> Supplied information:

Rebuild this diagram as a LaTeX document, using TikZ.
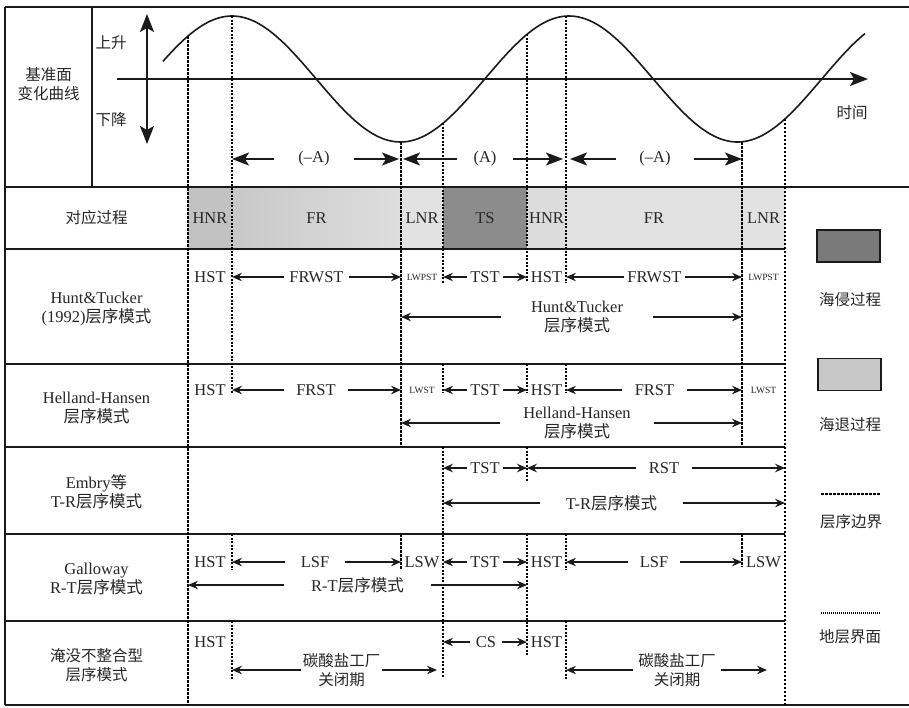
\documentclass[tikz,border=0pt]{standalone}
\usepackage{fontspec}
\setmainfont{Liberation Serif}
\newfontfamily\cjk{Noto Sans CJK SC}
\usetikzlibrary{arrows.meta}
\definecolor{ink}{HTML}{1A1A1A}
\definecolor{txtc}{HTML}{262626}
\definecolor{gHNRa}{HTML}{C2C2C2}
\definecolor{gFRaL}{HTML}{C8C8C8}
\definecolor{gFRaR}{HTML}{DEDEDE}
\definecolor{gLNR}{HTML}{E2E2E2}
\definecolor{gTS}{HTML}{8C8C8C}
\definecolor{gHNRb}{HTML}{DCDCDC}
\definecolor{gFRb}{HTML}{E1E1E1}
\definecolor{legdark}{HTML}{7A7A7A}
\definecolor{leglight}{HTML}{C8C8C8}
\begin{document}
\begin{tikzpicture}[x=1pt,y=-1pt,
  every node/.style={text=txtc},
  lbl/.style={font=\fontsize{16.5}{19}\selectfont, inner sep=0pt, align=center},
  zh/.style={lbl, font=\fontsize{15.5}{19}\selectfont\cjk},
  sml/.style={font=\fontsize{9.5}{11}\selectfont, inner sep=0pt},
  gp/.style={lbl, inner xsep=#1},
  arr/.style={draw=ink, line width=1.4pt, -{Stealth[length=10pt,width=8.5pt,inset=3.5pt]}},
  bigarr/.style={draw=ink, line width=1.6pt, -{Stealth[length=17pt,width=13pt,inset=4pt]}},
  frame/.style={draw=ink, line width=1.4pt},
  bnd/.style={draw=black, line width=2.3pt, dash pattern=on 2.5pt off 1.5pt},
  fine/.style={draw=black, line width=2pt, dash pattern=on 2pt off 1.5pt},
  legbox/.style={draw=ink, line width=1.4pt, minimum width=63pt, minimum height=32pt, inner sep=0pt},
]
\useasboundingbox (0,0) rectangle (909,707);
\fill[white] (0,0) rectangle (909,707);

% x positions of the boundaries
\coordinate (X1) at (188,0);
\coordinate (X2) at (232,0);
\coordinate (X3) at (401,0);
\coordinate (X4) at (443,0);
\coordinate (X5) at (527,0);
\coordinate (X6) at (566,0);
\coordinate (X7) at (742,0);
\coordinate (X8) at (785,0);
\coordinate (E1) at (437,0);
\coordinate (E2) at (767,0);
\coordinate (T2a) at (399,0);
\coordinate (T2b) at (403,0);
\coordinate (T3a) at (563,0);
\coordinate (T3b) at (570,0);

% process row fills
\fill[gHNRa] (188,187) rectangle (232,249);
\shade[left color=gFRaL, right color=gFRaR] (232,187) rectangle (401,249);
\fill[gLNR] (401,187) rectangle (443,249);
\fill[gTS] (443,187) rectangle (527,249);
\fill[gHNRb] (527,187) rectangle (566,249);
\fill[gFRb] (566,187) rectangle (742,249);
\fill[gLNR] (742,187) rectangle (785,249);

% frame
\draw[frame] (5,7) -- (909,7);
\draw[frame] (5,7) -- (5,705);
\draw[frame] (5,705) -- (909,705);
\draw[frame] (5,187) -- (909,187);
\draw[frame] (92,7) -- (92,187);
\foreach \yy in {249,364,447,534,621} \draw[frame] (5,\yy) -- (785,\yy);

% axes
\coordinate (VA1) at (147,14);
\coordinate (VA2) at (147,144);
\draw[draw=ink, line width=2pt, {Stealth[length=18pt,width=14pt,inset=4pt]}-{Stealth[length=18pt,width=14pt,inset=4pt]}] (VA1) -- (VA2);
\coordinate (HA1) at (117,79);
\coordinate (HA2) at (868,79);
\draw[draw=ink, line width=1.6pt, -{Stealth[length=18pt,width=14pt,inset=4pt]}] (HA1) -- (HA2);

% base-level curve
\draw[draw=ink, line width=1.6pt] plot[domain=163:865, samples=240, smooth] (\x,{79-63*cos(((\x-232)/337)*360)});

% vertical boundaries
\draw[bnd] (188,{79-63*cos(((188-232)/337)*360)}) -- (188,705);
\draw[fine] (232,16) -- (232,393);
\draw[fine] (232,534) -- (232,570);
\draw[fine] (232,621) -- (232,680);
\draw[bnd] (401,142) -- (401,447);
\draw[bnd] (401,534) -- (401,570);
\draw[fine] (443,{79-63*cos(((443-232)/337)*360)}) -- (443,283);
\draw[fine] (443,364) -- (443,393);
\draw[fine] (443,447) -- (443,678);
\draw[fine] (527,{79-63*cos(((527-232)/337)*360)}) -- (527,281);
\draw[fine] (527,364) -- (527,393);
\draw[fine] (527,447) -- (527,482);
\draw[fine] (527,534) -- (527,655);
\draw[fine] (566,16) -- (566,283);
\draw[fine] (566,364) -- (566,393);
\draw[fine] (566,534) -- (566,570);
\draw[fine] (566,621) -- (566,680);
\draw[bnd] (742,142) -- (742,445);
\draw[bnd] (742,534) -- (742,567);
\draw[bnd] (785,{79-63*cos(((785-232)/337)*360)}) -- (785,705);

% top labels
\node[zh] (jz) at (48.5,84) {基准面\\变化曲线};
\node[zh] (up) at (111,43) {上升};
\node[zh] (dn) at (111,120) {下降};
\node[zh] (tm) at (852,113) {时间};

\node[gp=24pt] (mA1) at (314,159) {(–A)};
\draw[bigarr] (mA1) -- (mA1 -| X2);
\draw[bigarr] (mA1) -- (mA1 -| T2a);
\node[gp=16pt] (pA) at (485,159) {(A)};
\draw[bigarr] (pA) -- (pA -| T2b);
\draw[bigarr] (pA) -- (pA -| T3a);
\node[gp=23pt] (mA2) at (655,159) {(–A)};
\draw[bigarr] (mA2) -- (mA2 -| T3b);
\draw[bigarr] (mA2) -- (mA2 -| X7);

% left column labels
\node[zh] (c1) at (96.5,218) {对应过程};
\node[lbl] (c2) at (96.5,309) {Hunt\&Tucker\\(1992){\cjk 层序模式}};
\node[lbl] (c3) at (96.5,408) {Helland-Hansen\\{\cjk 层序模式}};
\node[lbl] (c4) at (96.5,492) {Embry{\cjk 等}\\T-R{\cjk 层序模式}};
\node[lbl] (c5) at (96.5,579) {Galloway\\R-T{\cjk 层序模式}};
\node[zh] (c6) at (96.5,665) {淹没不整合型\\层序模式};

% process row
\node[lbl] (p1) at (210,218) {HNR};
\node[lbl] (p2) at (316.5,218) {FR};
\node[lbl] (p3) at (422,218) {LNR};
\node[lbl] (p4) at (485,218) {TS};
\node[lbl] (p5) at (546.5,218) {HNR};
\node[lbl] (p6) at (654,218) {FR};
\node[lbl] (p7) at (763.5,218) {LNR};

% Hunt & Tucker row
\node[lbl] (h1) at (210,277) {HST};
\node[gp=5pt] (h2) at (316.5,277) {FRWST};
\draw[arr] (h2) -- (h2 -| X2);
\draw[arr] (h2) -- (h2 -| X3);
\node[sml] (h3) at (422,277) {LWPST};
\node[gp=3pt] (h4) at (485,277) {TST};
\draw[arr] (h4) -- (h4 -| X4);
\draw[arr] (h4) -- (h4 -| X5);
\node[lbl, inner xsep=3pt] (h5) at (546.5,277) {HST};
\node[gp=3pt] (h6) at (654.5,277) {FRWST};
\draw[arr] (h6) -- (h6 -| X6);
\draw[arr] (h6) -- (h6 -| X7);
\node[sml] (h7) at (763.5,277) {LWPST};
\node[gp=30pt] (h8) at (577,317) {Hunt\&Tucker\\{\cjk 层序模式}};
\draw[arr] (h8) -- (h8 -| X3);
\draw[arr] (h8) -- (h8 -| X7);

% Helland-Hansen row
\node[lbl] (g1) at (210,390) {HST};
\node[gp=12pt] (g2) at (316,390) {FRST};
\draw[arr] (g2) -- (g2 -| X2);
\draw[arr] (g2) -- (g2 -| X3);
\node[sml] (g3) at (422,390) {LWST};
\node[gp=3pt] (g4) at (485,390) {TST};
\draw[arr] (g4) -- (g4 -| X4);
\draw[arr] (g4) -- (g4 -| X5);
\node[lbl] (g5) at (546.5,390) {HST};
\node[gp=13pt] (g6) at (654.5,390) {FRST};
\draw[arr] (g6) -- (g6 -| X6);
\draw[arr] (g6) -- (g6 -| X7);
\node[sml] (g7) at (763.5,390) {LWST};
\node[gp=23pt] (g8) at (577,423) {Helland-Hansen\\{\cjk 层序模式}};
\draw[arr] (g8) -- (g8 -| X3);
\draw[arr] (g8) -- (g8 -| X7);

% Embry row
\node[gp=3pt] (e1) at (485,468) {TST};
\draw[arr] (e1) -- (e1 -| X4);
\draw[arr] (e1) -- (e1 -| X5);
\node[gp=13pt] (e2) at (664,468) {RST};
\draw[arr] (e2) -- (e2 -| X5);
\draw[arr] (e2) -- (e2 -| X8);
\node[gp=26pt] (e3) at (611.5,503) {T-R{\cjk 层序模式}};
\draw[arr] (e3) -- (e3 -| X4);
\draw[arr] (e3) -- (e3 -| X8);

% Galloway row
\node[lbl] (w1) at (210,562) {HST};
\node[gp=16pt] (w2) at (315,562) {LSF};
\draw[arr] (w2) -- (w2 -| X2);
\draw[arr] (w2) -- (w2 -| X3);
\node[lbl] (w3) at (422,562) {LSW};
\node[gp=3pt] (w4) at (485,562) {TST};
\draw[arr] (w4) -- (w4 -| X4);
\draw[arr] (w4) -- (w4 -| X5);
\node[lbl] (w5) at (546.5,562) {HST};
\node[gp=12pt] (w6) at (654,562) {LSF};
\draw[arr] (w6) -- (w6 -| X6);
\draw[arr] (w6) -- (w6 -| X7);
\node[lbl] (w7) at (763.5,562) {LSW};
\node[gp=27pt] (w8) at (357.5,585) {R-T{\cjk 层序模式}};
\draw[arr] (w8) -- (w8 -| X1);
\draw[arr] (w8) -- (w8 -| X5);

% drowning unconformity row
\node[lbl] (s1) at (210,642) {HST};
\node[zh, inner xsep=2pt] (s2) at (341.5,670) {碳酸盐工厂\\关闭期};
\draw[arr] (s2) -- (s2 -| X2);
\draw[arr] (s2) -- (s2 -| E1);
\node[gp=6pt] (s3) at (486,642) {CS};
\draw[arr] (s3) -- (s3 -| X4);
\draw[arr] (s3) -- (s3 -| X5);
\node[lbl] (s4) at (546.5,642) {HST};
\node[zh, inner xsep=5pt] (s5) at (677,670) {碳酸盐工厂\\关闭期};
\draw[arr] (s5) -- (s5 -| X6);
\draw[arr] (s5) -- (s5 -| E2);

% legend
\node[legbox, fill=legdark] (L1) at (848.5,246) {};
\node[zh] (L1t) at (850,300) {海侵过程};
\node[legbox, fill=leglight] (L2) at (849.5,374.5) {};
\node[zh] (L2t) at (850,425) {海退过程};
\coordinate (L3a) at (821,494);
\coordinate (L3b) at (880,494);
\draw[bnd] (L3a) -- (L3b);
\node[zh] (L3t) at (851,522) {层序边界};
\coordinate (L4a) at (821,613);
\coordinate (L4b) at (881,613);
\draw[draw=black, line width=1.6pt, dash pattern=on 1pt off 1pt] (L4a) -- (L4b);
\node[zh] (L4t) at (850,637) {地层界面};
\end{tikzpicture}
\end{document}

> Prompt: Give again, word for word, every line from the top of the data above to the line holding "(T3b) at (570,0);", inclusive, with the pictures left out.

> Solution for this problem:
Rebuild this diagram as a LaTeX document, using TikZ.
\documentclass[tikz,border=0pt]{standalone}
\usepackage{fontspec}
\setmainfont{Liberation Serif}
\newfontfamily\cjk{Noto Sans CJK SC}
\usetikzlibrary{arrows.meta}
\definecolor{ink}{HTML}{1A1A1A}
\definecolor{txtc}{HTML}{262626}
\definecolor{gHNRa}{HTML}{C2C2C2}
\definecolor{gFRaL}{HTML}{C8C8C8}
\definecolor{gFRaR}{HTML}{DEDEDE}
\definecolor{gLNR}{HTML}{E2E2E2}
\definecolor{gTS}{HTML}{8C8C8C}
\definecolor{gHNRb}{HTML}{DCDCDC}
\definecolor{gFRb}{HTML}{E1E1E1}
\definecolor{legdark}{HTML}{7A7A7A}
\definecolor{leglight}{HTML}{C8C8C8}
\begin{document}
\begin{tikzpicture}[x=1pt,y=-1pt,
  every node/.style={text=txtc},
  lbl/.style={font=\fontsize{16.5}{19}\selectfont, inner sep=0pt, align=center},
  zh/.style={lbl, font=\fontsize{15.5}{19}\selectfont\cjk},
  sml/.style={font=\fontsize{9.5}{11}\selectfont, inner sep=0pt},
  gp/.style={lbl, inner xsep=#1},
  arr/.style={draw=ink, line width=1.4pt, -{Stealth[length=10pt,width=8.5pt,inset=3.5pt]}},
  bigarr/.style={draw=ink, line width=1.6pt, -{Stealth[length=17pt,width=13pt,inset=4pt]}},
  frame/.style={draw=ink, line width=1.4pt},
  bnd/.style={draw=black, line width=2.3pt, dash pattern=on 2.5pt off 1.5pt},
  fine/.style={draw=black, line width=2pt, dash pattern=on 2pt off 1.5pt},
  legbox/.style={draw=ink, line width=1.4pt, minimum width=63pt, minimum height=32pt, inner sep=0pt},
]
\useasboundingbox (0,0) rectangle (909,707);
\fill[white] (0,0) rectangle (909,707);

% x positions of the boundaries
\coordinate (X1) at (188,0);
\coordinate (X2) at (232,0);
\coordinate (X3) at (401,0);
\coordinate (X4) at (443,0);
\coordinate (X5) at (527,0);
\coordinate (X6) at (566,0);
\coordinate (X7) at (742,0);
\coordinate (X8) at (785,0);
\coordinate (E1) at (437,0);
\coordinate (E2) at (767,0);
\coordinate (T2a) at (399,0);
\coordinate (T2b) at (403,0);
\coordinate (T3a) at (563,0);
\coordinate (T3b) at (570,0);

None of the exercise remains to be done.